Lord's Resistance Army rebels are leaving their bases in the Democratic Republic of Congo as demanded by a peace deal with Uganda's government.
LRA leader Joseph Kony is wanted by the ICC for war crimes
The truce, signed on Saturday, has a ceasefire coming into effect on Tuesday and gives rebels three weeks to move into assembly points in southern Sudan.
The Ugandan government has pledged that it will not try to attack the rebels.
Thousands have died during the 20-year conflict in northern Uganda, and more than one million have fled their homes.
Under the terms of the truce signed by both sides, the rebels will leave Uganda and their bases in Sudan and DR Congo to gather at two assembly points, where they will be protected by the government of southern Sudan.

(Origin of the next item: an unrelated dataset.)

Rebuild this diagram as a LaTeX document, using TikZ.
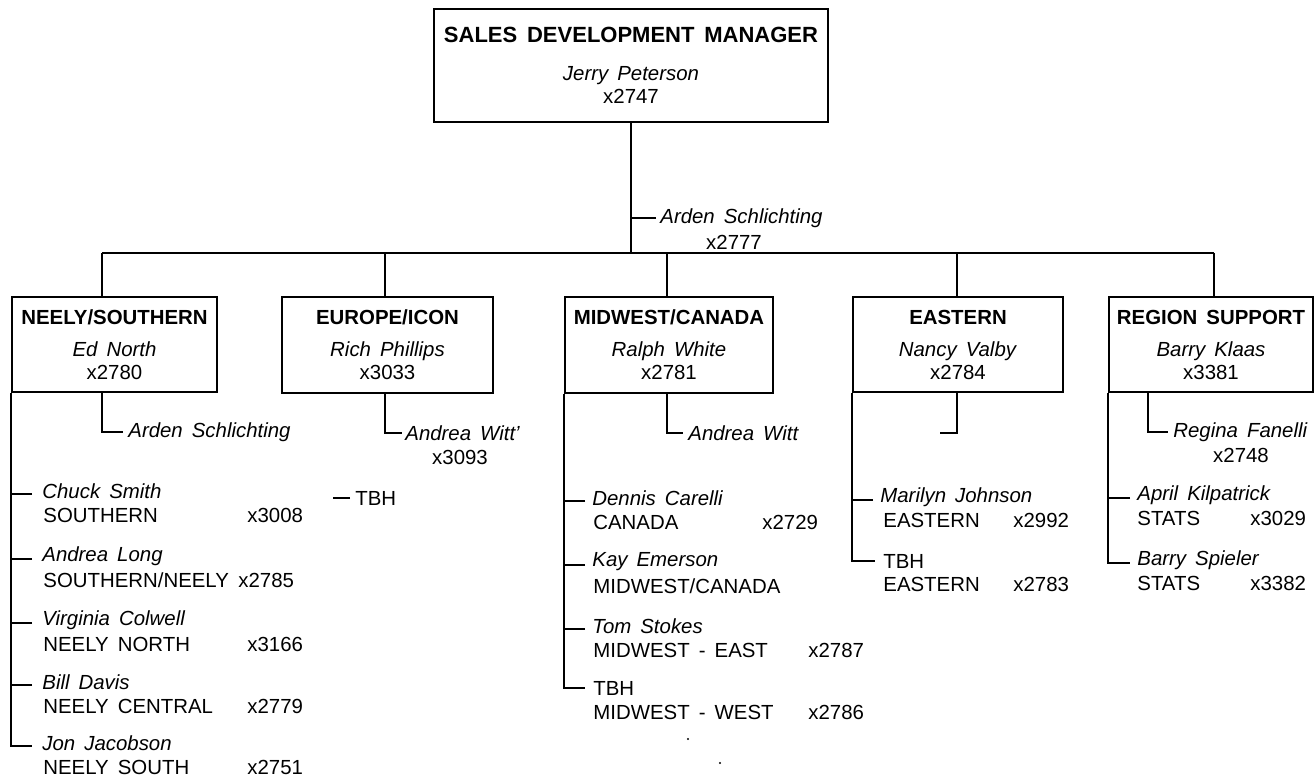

More than 1m Ugandans have fled their homes
Talks on a comprehensive peace agreement will then get under way.
Ugandan President Yoweri Museveni has set a 12 September deadline for a final peace deal.
Villagers in DR Congo said they had seen groups of Ugandan rebels marching from a national park towards the Ugandan border.
Meanwhile, rebel leader Joseph Kony and his senior commanders are gathering on Congolese territory near the border of the Central African Republic.
Diplomats say the plan is to fly them to the assembly points in Sudan.
The International Criminal Court (ICC) wants the LRA's top officials - among them Joseph Kony - to face charges including murder, rape and forcibly enlisting children.
The LRA has abducted thousands of children and forced them to fight since the conflict began.
Against the wishes of the ICC, Uganda offered amnesty to LRA leaders in exchange for the peace talks.